ROGERS CITY - In an effort to save taxpayer money and qualify for a state revenue program, Rogers City has agreed to start maintaining a pathway along the shore of Lake Huron.
The city has an agreement with the state Department of Transportation to maintain all of the Huron Sunrise Trail, Mayor Beach Hall said. The city will do the work for the department, who in turn will reimburse the city. This will save the state money, as there no longer will be a need to travel to Rogers City to fix the trail. This paved, multi-use pathway stretches from Hoeft State Park, north of the city, to Sports Park near the city's southern edge.
The agreement is expected to save at least $500 per year, Hall said, adding he expected the actual savings to be higher. Past partnerships with MDOT have gone well for the city. It'll also help the city meet its Economic Vitality Incentive Program requirements.

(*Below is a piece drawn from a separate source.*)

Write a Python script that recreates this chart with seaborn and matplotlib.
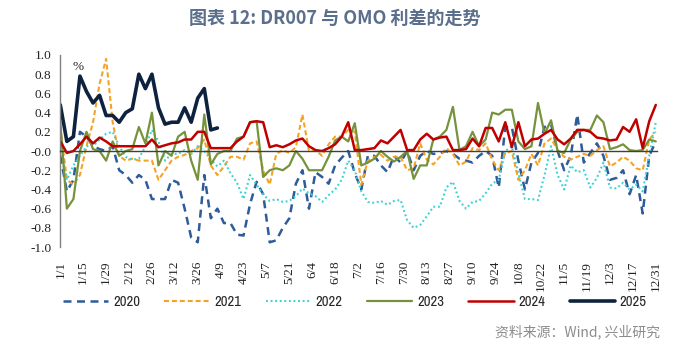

"We certainly had a very successful run last year with the repaving of First Street ... which saved us some money," he said.
Rogers City now cooperates with local, regional and state government organizations in 32 ways, Hall said after the meeting. Other examples include the city's police department and Onaway's sharing firearms training with the Presque Isle County Sheriff Department, and collaborating with local planning commissions to get training. Council member Deb Greene pointed out during the meeting the city also gets funding from the Michigan Citizen-Community Emergency Response Coordinating Council to buy emergency equipment.
State lawmakers enacted the Economic Vitality Incentive Program in 2011, according to a state Department of the Treasurer website. It's intended to replace statutory revenue sharing payments, provided municipalities meet certain requirements. Sharing of services is one of them, and there are transparency and employee compensation requirements as well.